Omicron COVID variant detected in San Francisco: First U.S. case

The person had traveled to The City from South Africa

The first U.S. case of the Omicron variant was confirmed Wednesday in San Francisco.

“This is not a surprise. We knew that Omicron was going to be here and we thought it was already here. This is cause for concern but not for panic,” said San Francisco Health Director Grant Colfax. “We are prepared for this.”

The case was found in an individual who traveled to the United States from South Africa on Nov. 22 and tested positive for COVID-19 on Monday, Colfax said.

The individual was fully vaccinated and experienced mild symptoms, Dr. Anthony Fauci said Wednesday in a briefing with reporters. The person is now self-isolating.

City health officials said the individual had not received a booster shot.

“We don’t know how infectious it is, but (there is a) likelihood it could be stronger than Delta,” said Colfax. “And we don’t know yet how fully protective the vaccines are for the new variant. Most experts I have spoken to believe the vaccines will be critical in protecting ourselves and our community.”

The detection makes San Francisco the first U.S. city to find a case with the variant. Omicron also has been detected in nearly two dozen countries, including Canada, the United Kingdom and South Africa, where it was first reported.

“We knew that it was only a matter of time until the Omicron variant was detected in our city, and the work that we have done to this point has prepared us to handle this variant,” said Mayor London Breed. “We continue to encourage everyone to get vaccinated, get boosted and take steps to keep each other safe.”

San Francisco officials said The City was a likely spot for detection given its high volume of international travelers.

The variant was discovered through genomic sequencing at UCSF after the individual came forward.
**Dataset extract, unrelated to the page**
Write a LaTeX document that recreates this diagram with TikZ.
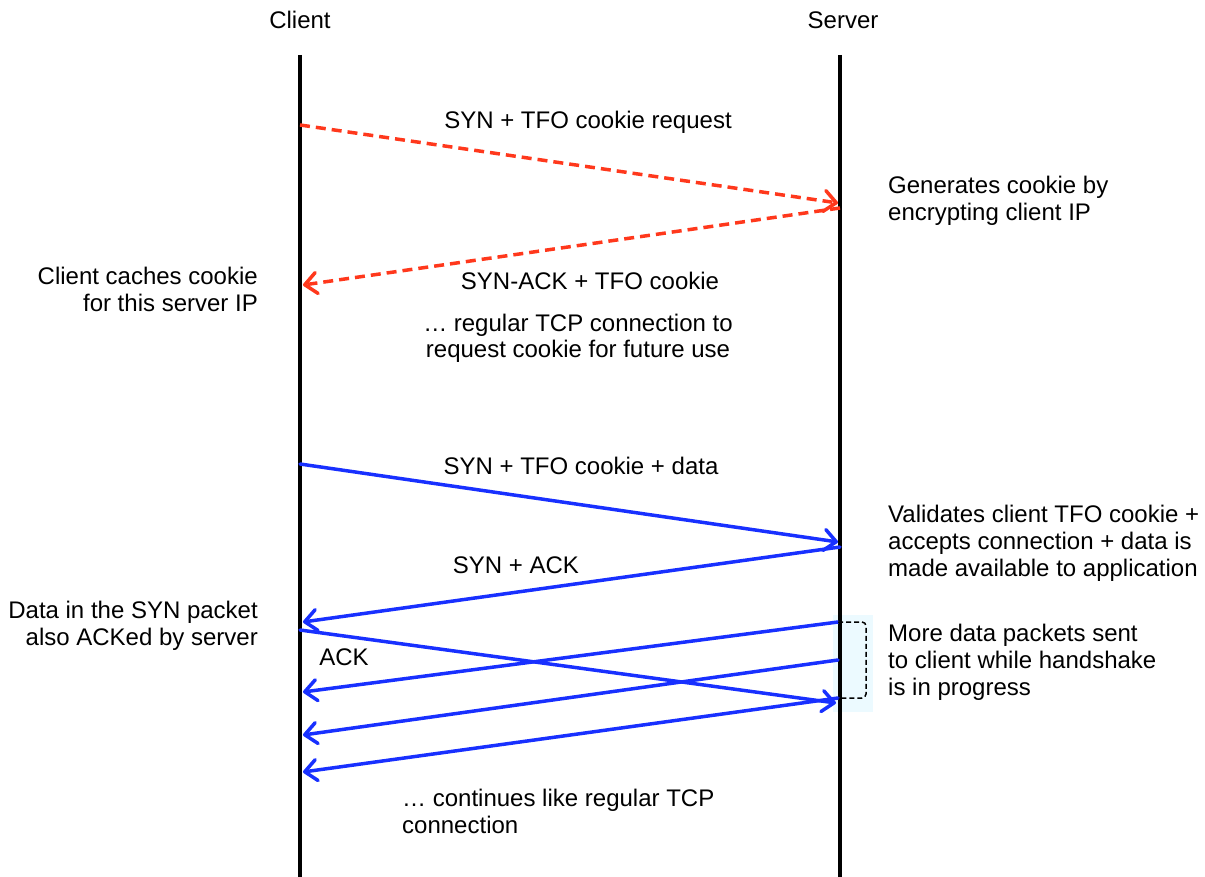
\documentclass[tikz,border=0pt]{standalone}
\usepackage{fontspec}
\setmainfont{Liberation Sans}
\usetikzlibrary{arrows.meta}
\definecolor{tfored}{RGB}{255,56,28}
\definecolor{tfoblue}{RGB}{24,48,255}
\definecolor{hilite}{RGB}{236,250,255}
\begin{document}
\begin{tikzpicture}[x=1pt,y=-1pt,
  lbl/.style={inner sep=0pt, font=\fontsize{24}{27}\selectfont},
  life/.style={line width=4pt},
  msg/.style={line width=3.5pt, line cap=round, -{Straight Barb[length=12pt,width=21pt,line cap=round,line join=round]}},
  redmsg/.style={msg, tfored, dash pattern=on 10pt off 6pt, line cap=butt},
  bluemsg/.style={msg, tfoblue},
  bracket/.style={line width=1.5pt, dash pattern=on 5pt off 3pt, rounded corners=4pt}]
\useasboundingbox (0,0) rectangle (1205,877);

% highlight behind the server during the handshake
\fill[hilite] (833,615) rectangle (873,712);

% headers
\node[lbl, anchor=base] (client) at (300,29) {Client};
\node[lbl, anchor=base] (server) at (843,29) {Server};

% lifelines
\coordinate (ctop) at (300,55);
\coordinate (cbot) at (300,877);
\coordinate (stop) at (840,55);
\coordinate (sbot) at (840,877);
\draw[life] (ctop) -- (cbot);
\draw[life] (stop) -- (sbot);

% endpoints
\coordinate (c1) at (300,125);  \coordinate (s1) at (838,203);
\coordinate (s2) at (840,208);  \coordinate (c2) at (303,285);
\coordinate (c3) at (300,464);  \coordinate (s3) at (838,542);
\coordinate (s4) at (840,547);  \coordinate (c4) at (303,622);
\coordinate (c5) at (300,630);  \coordinate (s5) at (836,703);
\coordinate (s6) at (838,622);  \coordinate (c6) at (303,692);
\coordinate (s7) at (838,660);  \coordinate (c7) at (303,735);
\coordinate (s8) at (838,698);  \coordinate (c8) at (303,772);

% cookie request
\draw[redmsg] (c1) -- (s1);
\draw[redmsg] (s2) -- (c2);

% fast open
\draw[bluemsg] (c3) -- (s3);
\draw[bluemsg] (s4) -- (c4);
\draw[bluemsg] (c5) -- (s5);
\draw[bluemsg] (s6) -- (c6);
\draw[bluemsg] (s7) -- (c7);
\draw[bluemsg] (s8) -- (c8);

% bracket
\coordinate (b1) at (866,622);
\coordinate (b2) at (866,698);
\draw[bracket] (s6) -- (b1) -- (b2) -- (s8);

% labels (multi-line nodes are placed by the baseline of their last line)
\node[lbl, anchor=base] (l1) at (588,129) {SYN + TFO cookie request};
\node[lbl, anchor=base west, align=left] (l2) at (888,221) {Generates cookie by\\encrypting client IP};
\node[lbl, anchor=base east, align=right] (l3) at (258,312) {Client caches cookie\\for this server IP};
\node[lbl, anchor=base] (l4) at (590,290) {SYN-ACK + TFO cookie};
\node[lbl, anchor=base, align=center] (l5) at (578,358) {\dots\ regular TCP connection to\\request cookie for future use};
\node[lbl, anchor=base] (l6) at (581,474) {SYN + TFO cookie + data};
\node[lbl, anchor=base west, align=left] (l7) at (888,576) {Validates client TFO cookie +\\accepts connection + data is\\made available to application};
\node[lbl, anchor=base] (l8) at (516,573) {SYN + ACK};
\node[lbl, anchor=base east, align=right] (l9) at (258,645) {Data in the SYN packet\\also ACKed by server};
\node[lbl, anchor=base] (l10) at (344,665) {ACK};
\node[lbl, anchor=base west, align=left] (l11) at (888,695) {More data packets sent\\to client while handshake\\is in progress};
\node[lbl, anchor=base west, align=left] (l12) at (402,833) {\dots\ continues like regular TCP\\connection};
\end{tikzpicture}
\end{document}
Dr. Charles Chiu at UCSF confirmed the case sample was received Tuesday at 8 p.m. Within hours the lab had test results showing potential for an Omicron variant. The crew then sequenced the viral genome and by 4 a.m. Wednesday had determined it was an Omicron infection.

S.F. Health Officer Dr. Susan Philip said Tuesday no close contacts have tested positive for the virus and the health department is continuing to speak with the individual who was infected to see if the person may have come into contact with anyone else. “It is possible,” Philip said when asked whether the person could have exposed others to the virus.

“Get vaccinated for goodness sake if you aren’t already,” Colfax said.

Compared with other variants, Omicron has more mutations, and it contains the highly infectious Delta mutation that is still the most prevalent in California. That’s led some scientists to fear that the latest variant could pose a dangerous new threat as the Delta wave subsides.

“We see the same mutants in Delta that we are now seeing in Omicron,” said Nevan Krogan, director of the QBI Coronavirus Research Group at UCSF. “These mutants in Omicron have combined with potent spike mutations. If there was a greatest hits album, this virus has it all.”

Some experts worry the large collection of mutations — including many that have been associated with other variants of concern — could make Omicron a problematic new threat in a pandemic that many hoped was winding down.

At this time, San Francisco’s Department of Health does not anticipate changing any health orders or restrictions in The City, Colfax said.

“Some people are worried this could mean a new lockdown. But I don’t think so,” said Philip. “Nothing we are seeing now from a public health standpoint tells me we need to change our approach.”